Basically this entire query:
topk(5, sum by (q_domain) (count_over_time({q_hostname=“dns-cache01”,q_message=“CLIENT_QUERY”,q_type=“A”} | logfmt | q_domain =~ “." | q_src_ip =~ ".” [5m])))
Will be performed starting at the start time of the query, then again at start + step, then again at start + step + step, etc all the way until end time. This blog post i think helps explain this as well.

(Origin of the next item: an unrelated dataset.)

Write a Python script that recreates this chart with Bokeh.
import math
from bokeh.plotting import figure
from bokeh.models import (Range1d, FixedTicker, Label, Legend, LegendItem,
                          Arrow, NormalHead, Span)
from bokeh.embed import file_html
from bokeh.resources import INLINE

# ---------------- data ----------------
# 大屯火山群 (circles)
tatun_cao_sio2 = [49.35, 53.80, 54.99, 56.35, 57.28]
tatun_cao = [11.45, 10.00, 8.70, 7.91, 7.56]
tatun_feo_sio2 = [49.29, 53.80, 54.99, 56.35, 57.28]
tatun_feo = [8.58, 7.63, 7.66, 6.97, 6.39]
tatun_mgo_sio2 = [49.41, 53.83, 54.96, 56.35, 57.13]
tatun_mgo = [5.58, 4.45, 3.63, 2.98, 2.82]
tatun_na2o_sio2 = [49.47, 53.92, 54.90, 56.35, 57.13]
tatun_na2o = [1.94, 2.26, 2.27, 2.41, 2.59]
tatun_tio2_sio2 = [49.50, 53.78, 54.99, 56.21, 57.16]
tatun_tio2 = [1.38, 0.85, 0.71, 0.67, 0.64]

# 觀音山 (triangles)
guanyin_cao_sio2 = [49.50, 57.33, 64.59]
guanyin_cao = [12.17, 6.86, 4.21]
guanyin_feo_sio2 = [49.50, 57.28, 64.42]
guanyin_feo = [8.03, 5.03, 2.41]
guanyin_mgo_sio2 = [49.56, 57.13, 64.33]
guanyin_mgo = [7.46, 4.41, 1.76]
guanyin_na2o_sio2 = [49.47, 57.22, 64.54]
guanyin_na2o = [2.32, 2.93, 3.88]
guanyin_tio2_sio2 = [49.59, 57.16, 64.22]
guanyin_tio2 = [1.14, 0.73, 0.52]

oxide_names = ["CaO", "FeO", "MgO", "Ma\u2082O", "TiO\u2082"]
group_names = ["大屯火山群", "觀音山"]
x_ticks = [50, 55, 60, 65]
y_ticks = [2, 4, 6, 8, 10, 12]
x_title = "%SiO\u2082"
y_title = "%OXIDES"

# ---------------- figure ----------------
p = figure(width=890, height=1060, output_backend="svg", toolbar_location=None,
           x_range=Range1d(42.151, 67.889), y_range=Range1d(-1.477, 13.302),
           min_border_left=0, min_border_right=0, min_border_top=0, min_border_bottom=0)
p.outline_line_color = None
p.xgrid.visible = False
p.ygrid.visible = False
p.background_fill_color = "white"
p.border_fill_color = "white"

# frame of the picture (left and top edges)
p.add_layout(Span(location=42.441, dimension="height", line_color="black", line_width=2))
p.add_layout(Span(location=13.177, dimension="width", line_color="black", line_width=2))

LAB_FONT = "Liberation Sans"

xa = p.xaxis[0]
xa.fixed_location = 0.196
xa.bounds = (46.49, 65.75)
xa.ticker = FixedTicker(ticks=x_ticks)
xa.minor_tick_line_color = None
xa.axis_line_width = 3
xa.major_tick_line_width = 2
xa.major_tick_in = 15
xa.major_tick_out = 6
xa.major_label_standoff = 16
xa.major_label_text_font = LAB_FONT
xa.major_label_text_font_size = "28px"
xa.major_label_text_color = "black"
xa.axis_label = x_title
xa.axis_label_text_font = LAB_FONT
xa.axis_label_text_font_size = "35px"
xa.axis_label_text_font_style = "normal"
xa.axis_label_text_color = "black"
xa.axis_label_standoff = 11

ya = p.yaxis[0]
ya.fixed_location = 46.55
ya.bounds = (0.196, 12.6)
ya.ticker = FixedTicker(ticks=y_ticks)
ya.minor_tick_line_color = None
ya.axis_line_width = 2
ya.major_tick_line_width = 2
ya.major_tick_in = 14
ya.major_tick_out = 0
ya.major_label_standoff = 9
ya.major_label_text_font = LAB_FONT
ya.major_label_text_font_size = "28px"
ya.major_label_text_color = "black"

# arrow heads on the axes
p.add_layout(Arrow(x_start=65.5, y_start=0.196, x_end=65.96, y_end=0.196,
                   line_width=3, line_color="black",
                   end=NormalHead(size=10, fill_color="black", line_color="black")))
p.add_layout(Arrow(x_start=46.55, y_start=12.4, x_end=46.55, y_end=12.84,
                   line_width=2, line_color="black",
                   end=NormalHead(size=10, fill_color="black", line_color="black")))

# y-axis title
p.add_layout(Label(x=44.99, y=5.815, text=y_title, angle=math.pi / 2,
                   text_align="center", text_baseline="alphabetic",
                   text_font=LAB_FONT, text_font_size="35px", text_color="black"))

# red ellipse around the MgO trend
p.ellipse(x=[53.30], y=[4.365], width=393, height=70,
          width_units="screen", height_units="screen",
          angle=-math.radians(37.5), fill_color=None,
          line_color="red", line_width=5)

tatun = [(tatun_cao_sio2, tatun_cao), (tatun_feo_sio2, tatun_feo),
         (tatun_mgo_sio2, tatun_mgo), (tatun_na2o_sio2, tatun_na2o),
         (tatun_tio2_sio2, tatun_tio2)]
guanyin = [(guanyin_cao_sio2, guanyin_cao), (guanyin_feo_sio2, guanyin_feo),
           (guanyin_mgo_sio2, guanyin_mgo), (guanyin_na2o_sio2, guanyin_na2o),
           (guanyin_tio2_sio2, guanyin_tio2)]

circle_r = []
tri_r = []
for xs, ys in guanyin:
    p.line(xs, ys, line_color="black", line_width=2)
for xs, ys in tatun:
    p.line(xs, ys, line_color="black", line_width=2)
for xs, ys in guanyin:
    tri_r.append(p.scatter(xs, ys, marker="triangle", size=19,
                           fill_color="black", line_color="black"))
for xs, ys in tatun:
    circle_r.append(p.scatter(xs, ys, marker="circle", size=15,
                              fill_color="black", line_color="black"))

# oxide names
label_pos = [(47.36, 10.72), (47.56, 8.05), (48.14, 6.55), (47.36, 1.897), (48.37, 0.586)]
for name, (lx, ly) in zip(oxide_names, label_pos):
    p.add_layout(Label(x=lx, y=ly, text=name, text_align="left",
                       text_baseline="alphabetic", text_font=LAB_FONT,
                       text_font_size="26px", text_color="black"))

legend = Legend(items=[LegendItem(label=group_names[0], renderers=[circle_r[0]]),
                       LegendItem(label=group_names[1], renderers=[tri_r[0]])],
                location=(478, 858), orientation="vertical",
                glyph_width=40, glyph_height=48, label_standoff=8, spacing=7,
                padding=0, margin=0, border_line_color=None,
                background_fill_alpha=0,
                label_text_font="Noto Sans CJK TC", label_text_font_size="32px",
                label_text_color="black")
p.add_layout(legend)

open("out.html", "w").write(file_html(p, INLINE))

The reason topk returns more results is because of the nature of how it works: topk
is evaluated at each step, this means you can end up with more than 5 results as the top 5
results you are looking for are being evaluated at every step and may be different at each step. (if each step has a different list of top5 then the output series will have way more than 5 results) Here is another blog post that talks about this, however the work around in that result would be a little tedious for Loki as I’m not sure off my head if query_result
works on a Loki datasource, so you would have to configure Loki as a prometheus datasource in Grafana (which is possible, Loki presents a prometheus compatible API, you just need to add a \loki
suffix in the URL: http://loki-url/loki
)
--limit
is ignored for metric queries it only applies to log results which is why it has no affect here.
So how can you make this faster? You could explore parallelization with the query-frontend and more queriers.

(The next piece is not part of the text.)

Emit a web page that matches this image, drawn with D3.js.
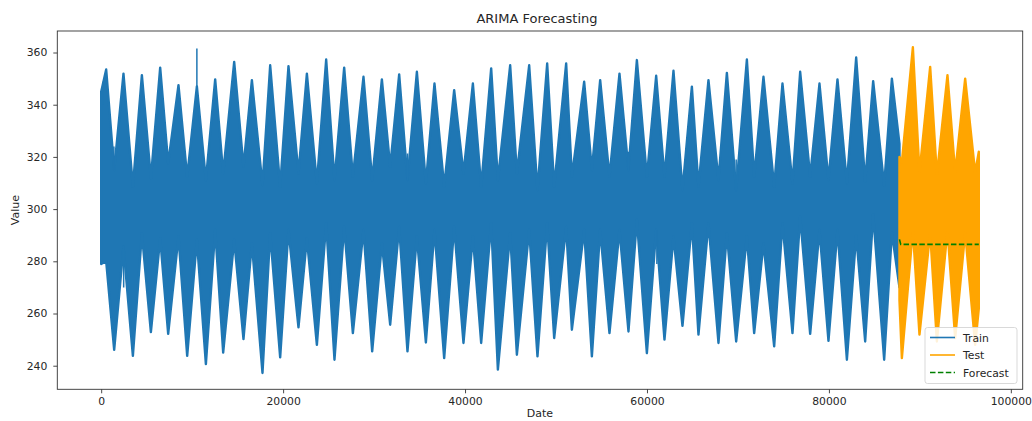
<!DOCTYPE html>
<html>
<head>
<meta charset="utf-8">
<script src="https://cdn.jsdelivr.net/npm/d3@7"></script>
<style>
  html, body { margin: 0; padding: 0; background: #fff; }
  svg { display: block; font-family: "DejaVu Sans", sans-serif; }
</style>
</head>
<body>
<svg id="chart" width="1032" height="421"></svg>
<script>
// ---------------- DATA ----------------
// Dense hourly-like series rendered as its per-cycle envelope:
// each cycle has an upper spike (peak) and a lower spike (trough).
const trainPeakX  = [550, 2451, 4474, 6486, 8498, 10520, 12532, 14621, 16567, 18578, 20590, 22613, 24734,
                     26713, 28835, 30857, 32759, 34705, 36640, 38805, 40861, 42873, 44961, 47050, 49029, 51117, 53096,
                     54855, 56977, 58889, 61011, 62913, 64936, 66760, 68783, 70982, 72807, 74895, 76841, 78963, 80942,
                     82997, 84866, 86922];
const trainPeakHi = [353.5, 351.9, 351.3, 354.2, 347.5, 347, 349.7, 356.4, 349.4, 355.1, 354.8, 351.9, 357.3,
                     354.2, 350.7, 349.7, 351.6, 352.6, 348.1, 345.6, 348.1, 353.9, 355.1, 355.1, 355.8, 355.8, 348.8,
                     349.4, 351.9, 357.1, 351.1, 353, 346.9, 349.4, 352.2, 357.3, 350.7, 348.1, 352.6, 348.1, 349.7,
                     358.1, 349, 350];
const trainPeakLo = [280, 285.6, 290.7, 288.8, 289.5, 288.2, 292, 288.2, 286.9, 290.7, 292, 288.8, 294.6,
                     293.3, 292, 286.9, 293.3, 289.5, 292, 293.3, 289.5, 294.6, 290.7, 292, 294.6, 293.3, 292,
                     292, 292, 295.9, 292, 289.5, 294.6, 294.6, 290.7, 289.5, 286.9, 294.6, 297.1, 292, 292,
                     290, 298, 291];
const trainTroughX  = [1429, 3485, 5464, 7365, 9454, 11510, 13411, 15643, 17732, 19677, 21689, 23712, 25647,
                       27669, 29791, 31770, 33671, 35694, 37706, 39828, 41773, 43609, 45698, 47962, 49798, 51744,
                       53942, 55877, 57966, 59989, 61924, 63902, 65661, 67860, 69806, 71784, 73983, 75995, 77940,
                       79952, 81976, 83987, 86075];
const trainTroughLo = [246.1, 243.8, 252.9, 252.2, 243.8, 240.6, 245, 250.2, 237.2, 243.2, 254.7, 248, 242.3,
                       252.5, 245.5, 255.7, 245.5, 248.9, 242.9, 248.7, 248.7, 238.5, 244.2, 243.6, 250.6, 253.8,
                       243.6, 252.5, 253.1, 244.8, 250, 255.3, 251.9, 248.7, 249.3, 252.5, 247.4, 252.5, 252.2,
                       249.5, 242.3, 249.3, 242.3];
const trainTroughHi = [315, 308.6, 311.8, 317.5, 312.4, 311.1, 313.7, 316.2, 309.2, 308.6, 313.7, 309.9, 311.1,
                       312.4, 311.1, 316.2, 311.1, 309.9, 308.6, 313.7, 308.6, 311.1, 313.7, 307.3, 308.6, 312.4,
                       315, 312.4, 315, 312.4, 312.4, 307.3, 308.6, 311.1, 307.3, 312.4, 308.6, 309.9, 312.4,
                       311.1, 310, 310.5, 309];
const trainEdgeX  = [0, 87757];
const trainEdgeHi = [345, 325];
const trainEdgeLo = [279, 270];

// isolated thin excursions of the train line
const trainSpikeX    = [200, 1396, 2473, 10520, 33671, 43102, 57966, 61088, 69806];
const trainSpikeFrom = [340, 315, 286, 346, 311, 322, 315, 292, 307];
const trainSpikeTo   = [348.8, 324, 270, 361.5, 321.3, 339, 322, 279, 319];

const testPeakX    = [89230, 91132, 93034, 94980];
const testPeakHi   = [362, 354.5, 351.3, 350];
const testPeakLo   = [292, 291, 292, 291];
const testTroughX  = [88021, 89956, 91869, 93880, 96079];
const testTroughLo = [242.9, 251.9, 249.3, 250.6, 248];
const testTroughHi = [318, 314, 313, 314, 314];
const testEdgeX  = [87757, 96480];
const testEdgeHi = [320, 322];
const testEdgeLo = [265, 262];

const forecastX = [87757, 87900, 96480];
const forecastY = [288.4, 286.5, 286.5];

const xTicks = [0, 20000, 40000, 60000, 80000, 100000];
const yTicks = [240, 260, 280, 300, 320, 340, 360];
const seriesNames = ["Train", "Test", "Forecast"];

// ---------------- LAYOUT ----------------
const plot = { left: 57.3, right: 1022.7, top: 31, bottom: 389.3 };
const colors = { train: "#1f77b4", test: "#ffa500", forecast: "#008000" };

function envelope(edgeX, edgeHi, edgeLo, pX, pHi, pLo, tX, tLo, tHi) {
  const pts = [];
  edgeX.forEach((x, i) => pts.push({ x, hi: edgeHi[i], lo: edgeLo[i] }));
  pX.forEach((x, i) => pts.push({ x, hi: pHi[i], lo: pLo[i] }));
  tX.forEach((x, i) => pts.push({ x, hi: tHi[i], lo: tLo[i] }));
  return pts.sort((a, b) => a.x - b.x);
}
const train = envelope(trainEdgeX, trainEdgeHi, trainEdgeLo, trainPeakX, trainPeakHi, trainPeakLo,
                       trainTroughX, trainTroughLo, trainTroughHi);
const test = envelope(testEdgeX, testEdgeHi, testEdgeLo, testPeakX, testPeakHi, testPeakLo,
                      testTroughX, testTroughLo, testTroughHi);

const allX = train.map(d => d.x).concat(test.map(d => d.x));
const allY = train.flatMap(d => [d.hi, d.lo]).concat(test.flatMap(d => [d.hi, d.lo]))
  .concat(trainSpikeTo);
const [x0, x1] = d3.extent(allX), [y0, y1] = d3.extent(allY);
const xr = x1 - x0, yr = y1 - y0;

const x = d3.scaleLinear().domain([x0 - 0.05 * xr, x1 + 0.05 * xr]).range([plot.left, plot.right]);
const y = d3.scaleLinear().domain([y0 - 0.05 * yr, y1 + 0.05 * yr]).range([plot.bottom, plot.top]);

const svg = d3.select("#chart");
svg.append("defs").append("clipPath").attr("id", "clip")
  .append("rect").attr("x", plot.left).attr("y", plot.top)
  .attr("width", plot.right - plot.left).attr("height", plot.bottom - plot.top);

const g = svg.append("g").attr("clip-path", "url(#clip)");
const area = d3.area().x(d => x(d.x)).y0(d => y(d.lo)).y1(d => y(d.hi));

g.append("path").datum(train).attr("d", area)
  .attr("fill", colors.train).attr("stroke", colors.train).attr("stroke-width", 2.4)
  .attr("stroke-linejoin", "round");
trainSpikeX.forEach((sx, i) => {
  g.append("line").attr("x1", x(sx)).attr("x2", x(sx))
    .attr("y1", y(trainSpikeFrom[i])).attr("y2", y(trainSpikeTo[i]))
    .attr("stroke", colors.train).attr("stroke-width", 1.5);
});
g.append("path").datum(test).attr("d", area)
  .attr("fill", colors.test).attr("stroke", colors.test).attr("stroke-width", 2.4)
  .attr("stroke-linejoin", "round");

const fc = forecastX.map((fx, i) => ({ x: fx, y: forecastY[i] }));
g.append("path").datum(fc)
  .attr("d", d3.line().x(d => x(d.x)).y(d => y(d.y)))
  .attr("fill", "none").attr("stroke", colors.forecast).attr("stroke-width", 1.6)
  .attr("stroke-dasharray", "5.5,2.4");

// ---------------- AXES ----------------
const textColor = "#262626";
const xAxis = svg.append("g").attr("transform", `translate(0,${plot.bottom})`)
  .call(d3.axisBottom(x).tickValues(xTicks).tickFormat(d3.format("d")).tickSize(4).tickPadding(4));
const yAxis = svg.append("g").attr("transform", `translate(${plot.left},0)`)
  .call(d3.axisLeft(y).tickValues(yTicks).tickFormat(d3.format("d")).tickSize(4).tickPadding(6));
[xAxis, yAxis].forEach(a => {
  a.select(".domain").remove();
  a.selectAll(".tick line").attr("stroke", "#333").attr("stroke-width", 0.9);
  a.selectAll(".tick text").attr("fill", textColor).style("font-size", "10.8px")
    .style("font-family", "DejaVu Sans");
});

svg.append("rect").attr("x", plot.left).attr("y", plot.top)
  .attr("width", plot.right - plot.left).attr("height", plot.bottom - plot.top)
  .attr("fill", "none").attr("stroke", "#333").attr("stroke-width", 0.9);

svg.append("text").attr("x", (plot.left + plot.right) / 2 - 3).attr("y", 22.5)
  .attr("text-anchor", "middle").attr("fill", textColor).style("font-size", "13px")
  .text("ARIMA Forecasting");
svg.append("text").attr("transform", `translate(19,${(plot.top + plot.bottom) / 2}) rotate(-90)`)
  .attr("text-anchor", "middle").attr("fill", textColor).style("font-size", "11px").text("Value");
svg.append("text").attr("x", (plot.left + plot.right) / 2).attr("y", 417)
  .attr("text-anchor", "middle").attr("fill", textColor).style("font-size", "11px").text("Date");

// ---------------- LEGEND ----------------
const leg = svg.append("g").attr("transform", "translate(925,327.5)");
leg.append("rect").attr("width", 92).attr("height", 56).attr("rx", 2.5)
  .attr("fill", "rgba(255,255,255,0.85)").attr("stroke", "#d5d5d5").attr("stroke-width", 0.9);
const legColors = [colors.train, colors.test, colors.forecast];
seriesNames.forEach((name, i) => {
  const ly = 10 + i * 17.5;
  leg.append("line").attr("x1", 5).attr("x2", 30).attr("y1", ly).attr("y2", ly)
    .attr("stroke", legColors[i]).attr("stroke-width", 1.6)
    .attr("stroke-dasharray", i === 2 ? "5.5,2.4" : null);
  leg.append("text").attr("x", 38).attr("y", ly + 4).attr("fill", textColor)
    .style("font-size", "10.8px").text(name);
});
</script>
</body>
</html>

You could also change the step
in your query to a bigger value, and match the range [5m]
to the step. Such that Loki does fewer iterations of that query.
Not sure if your desired visualization supports this, but you could consider doing this as an instant query:
time logcli instant-query ‘topk(5, sum by (q_domain) (count_over_time({q_hostname=“dns-cache01”,q_message=“CLIENT_QUERY”,q_type=“A”} | logfmt | q_domain =~ “." | q_src_ip =~ ".” [50m])))’ -q --stats
Note the other difference here is the range was updated from [5m]
to [50m]
, this will run one single query for the last 50m and give you a single result which is useful for display in a table.